This bug gives a constrained primitive: exactly 24 bytes, at a fixed offset (byte 0 of the page that physically follows the cache page), with content the daemon fully controls. It is not a write-what-where. There is no control over length, no freedom over placement within the victim page, and no ability to skip pages. It is a linear spill off one page into the next, and whether it is useful at all depends entirely on what sits at that next physical page frame.

A different kind of overflow

The exploitation shape here is fundamentally different from a slab overflow, and the difference dictates everything that follows.

In a slab overflow (the more common case) you are writing past the end of one kmalloc object into the header or body of the next object in the same cache. The victim is a struct, and the game is type confusion: you pick a target struct that lives in the same size class, spray it into adjacent slots, and corrupt specific fields (a function pointer, a refcount, a flags word). The allocator’s freelist ordering is your leverage, and your tooling (KASAN, SLUB debug, freelist randomisation) is designed around exactly this scenario.
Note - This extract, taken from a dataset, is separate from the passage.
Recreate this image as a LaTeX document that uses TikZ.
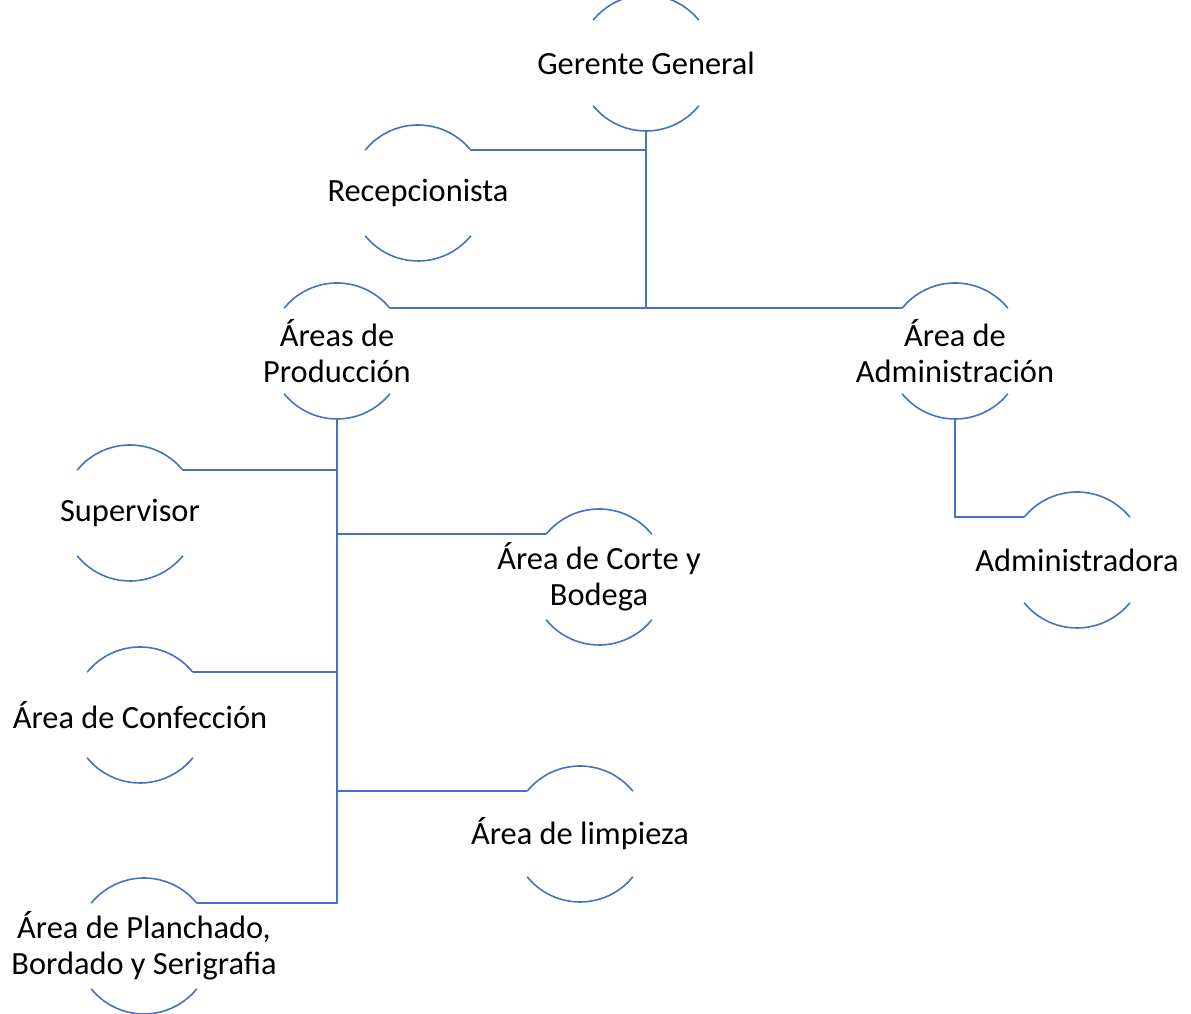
\documentclass[tikz,border=0pt]{standalone}
\usepackage{fontspec}
\setmainfont{Carlito}
\definecolor{orgblue}{RGB}{68,114,196}

\begin{document}
\begin{tikzpicture}[x=1pt, y=1pt, line width=1.6pt, orgblue,
    main/.style = {circle, minimum size=136pt, inner sep=0pt, outer sep=0pt},
    txt/.style = {black, align=center, font=\fontsize{32.4}{36}\selectfont}]
    \clip (0,0) rectangle (1191,1014);
    \node[main, label={[txt]center:Gerente General}] (1) at (646,951) {};
    \node[main, label={[txt]center:Recepcionista}] (2) at (418,821) {};
    \node[main, label={[txt]center:Áreas de\\Producción}] (3) at (337,663) {};
    \node[main, label={[txt]center:Área de\\Administración}] (4) at (955,663) {};
    \node[main, label={[txt]center:Administradora}] (5) at (1077,454) {};
    \node[main, label={[txt]center:Supervisor}] (6) at (130,501) {};
    \node[main, label={[txt]center:Área de Corte y\\Bodega}] (7) at (599,437) {};
    \node[main, label={[txt]center:Área de Confección}] (8) at (140,299) {};
    \node[main, label={[txt]center:Área de limpieza}] (9) at (580,180) {};
    \node[main, label={[txt]center:Área de Planchado,\\Bordado y Serigrafia}] (10) at (144,68) {};
    \foreach \n in {1,...,10} {
        \draw (\n.39) arc[start angle=39, end angle=141, radius=68pt];
        \draw (\n.219) arc[start angle=219, end angle=321, radius=68pt];
    }
    \draw[-] (2.39) -| (1.south);
    \draw[-] (1.south) -- (1.south |- 3.39);
    \draw[-] (3.39) -- (4.141);
    \draw[-] (4.south) |- (5.141);
    \draw[-] (3.south) |- (10.39);
    \draw[-] (6.39) -- (6.39 -| 3.south);
    \draw[-] (7.141) -- (7.141 -| 3.south);
    \draw[-] (8.39) -- (8.39 -| 3.south);
    \draw[-] (9.141) -- (9.141 -| 3.south);
\end{tikzpicture}
\end{document}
Here the overflow does not land in a slab at all. The readdir cache pages are plain page-allocator pages (alloc_page(GFP_KERNEL)), and the 24 bytes that spill off the end land on whatever page is at the next physical page frame number in the kernel’s direct map. That is not a slab object with redzones; it is a raw 4096-byte page that could be anything: a page-cache page backing a file, an anonymous page belonging to a process, a page table page, a free page on a buddy list, or another slab page viewed from the outside rather than the inside. KASAN does not instrument the gaps between page-allocator pages, so the overflow is invisible to the sanitizer. And the target is not a struct field at a known offset within an object. It is the first 24 bytes of an entire page, meaning whatever data structure starts at that page’s base address gets its head overwritten.

So the interesting targets here are not kernel structs but kernel pages, and the most interesting kernel pages are the ones where overwriting byte 0 has a semantic effect the kernel will act on. That points directly at the page cache.
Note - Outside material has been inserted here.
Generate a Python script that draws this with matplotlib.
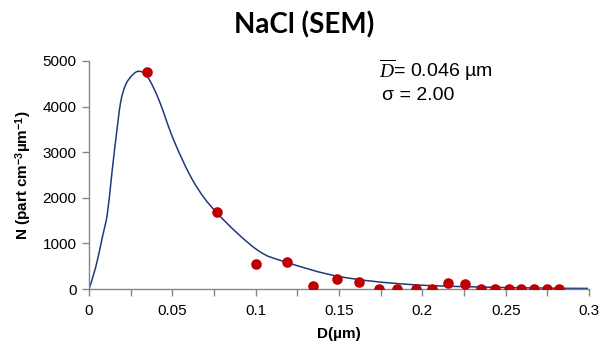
import numpy as np
import matplotlib.pyplot as plt
from matplotlib.path import Path
from matplotlib.patches import PathPatch
from matplotlib.ticker import MultipleLocator

plt.rcParams['font.family'] = ['Liberation Sans', 'DejaVu Sans']
plt.rcParams['mathtext.fontset'] = 'custom'
plt.rcParams['mathtext.it'] = 'Liberation Serif:italic'
plt.rcParams['mathtext.rm'] = 'Liberation Sans'
plt.rcParams['mathtext.bf'] = 'Liberation Sans:bold'

# measured points (SEM)
d_meas = [0.0348, 0.0768, 0.1002, 0.1188, 0.1344, 0.1488, 0.1620, 0.1740, 0.1850,
          0.1960, 0.2058, 0.2152, 0.2254, 0.2354, 0.2438, 0.2518, 0.2594, 0.2672,
          0.2748, 0.2818]
n_meas = [4760, 1690, 548, 592, 66, 226, 160, 0, 0,
          0, 0, 125, 110, 0, 0, 0, 0, 0,
          0, 0]

# lognormal fit curve
d_fit = [0.0, 0.004, 0.008, 0.011, 0.0136, 0.0164, 0.019, 0.022, 0.026, 0.030,
         0.035, 0.0419, 0.0509, 0.0629, 0.0769, 0.1008, 0.1188, 0.1507, 0.1946,
         0.2545, 0.2994]
n_fit = [0, 475, 1134, 1648, 2500, 3380, 4100, 4480, 4690, 4774,
         4660, 4150, 3258, 2342, 1661, 860, 584, 270, 94,
         29, 13]


def smooth_path(xs, ys):
    # Excel-like smoothed line: Catmull-Rom segments as cubic Beziers
    p = np.column_stack([xs, ys])
    verts = [p[0]]
    codes = [Path.MOVETO]
    for i in range(len(p) - 1):
        p0 = p[max(i - 1, 0)]
        p1, p2 = p[i], p[i + 1]
        p3 = p[min(i + 2, len(p) - 1)]
        verts += [p1 + (p2 - p0) / 6, p2 - (p3 - p1) / 6, p2]
        codes += [Path.CURVE4] * 3
    return Path(verts, codes)


fig = plt.figure(figsize=(6.08, 3.56), dpi=100)
ax = fig.add_axes([0.1464, 0.1882, 0.8224, 0.6405])

ax.add_patch(PathPatch(smooth_path(d_fit, n_fit), fill=False,
                       edgecolor='#1f3a7a', lw=1.1, zorder=2))
ax.scatter(d_meas, n_meas, s=58, color='#c00000', zorder=3, linewidths=0)

ax.set_xlim(0, 0.3)
ax.set_ylim(0, 5000)
ax.set_xticks([0, 0.05, 0.1, 0.15, 0.2, 0.25, 0.3])
ax.set_xticklabels(['0', '0.05', '0.1', '0.15', '0.2', '0.25', '0.3'])
ax.xaxis.set_minor_locator(MultipleLocator(0.025))
ax.yaxis.set_major_locator(MultipleLocator(1000))

for s in ['top', 'right']:
    ax.spines[s].set_visible(False)
for s in ['left', 'bottom']:
    ax.spines[s].set_color('#868686')
    ax.spines[s].set_linewidth(1.0)
ax.tick_params(which='both', direction='out', length=5, width=1.0,
               color='#868686', labelsize=11, pad=6)
ax.tick_params(axis='y', pad=4)

ax.set_xlabel('D(µm)', fontsize=11, fontweight='bold', labelpad=6)
ax.set_ylabel(r'N (part cm$^{\mathbf{-3}}$µm$^{\mathbf{-1}}$)', fontsize=11,
              fontweight='bold', labelpad=6)
fig.suptitle('NaCl (SEM)', fontsize=20, fontweight='bold', family='Lato',
             x=0.5, y=0.968)

ax.text(0.174, 4640, r'$\overline{D}$= 0.046 µm', fontsize=14)
ax.text(0.176, 4140, 'σ = 2.00', fontsize=14)

fig.savefig('out.png', dpi=100)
Why the page cache is the natural target

The page cache is the kernel’s in-memory copy of file data. When a process reads /etc/passwd, the kernel reads the block from disk into a page-cache page, and from then on every process that reads the same file, including the kernel itself during su and PAM authentication, reads from that cached page. The page is not copied per-reader; there is one shared copy, and its contents are trusted as authoritative until it is evicted or the file is written through the filesystem layer.

Corrupting a page-cache page does not write back to disk. It does not trip any filesystem permission check, because the corruption never passes through write(2) or the VFS. It does not mark the page dirty, because the modification happens through a direct-map alias rather than through the filesystem’s address space operations. The kernel simply does not know the page has changed. Every subsequent reader, including privileged daemons that parse the file to make security decisions, sees the corrupted version.

This is the same end state DirtyPipe (CVE-2022-0847) achieved, via a completely different mechanism. DirtyPipe abused a stale PIPE_BUF_FLAG_CAN_MERGE flag to trick the pipe subsystem into merging attacker data into a spliced page-cache page. It was a logic bug in pipe buffer management. This one is a memcpy that writes 24 bytes off the end of a page-allocator page. The route is different; the destination is the same: the cached page of a file you cannot write to, rewritten without the kernel noticing.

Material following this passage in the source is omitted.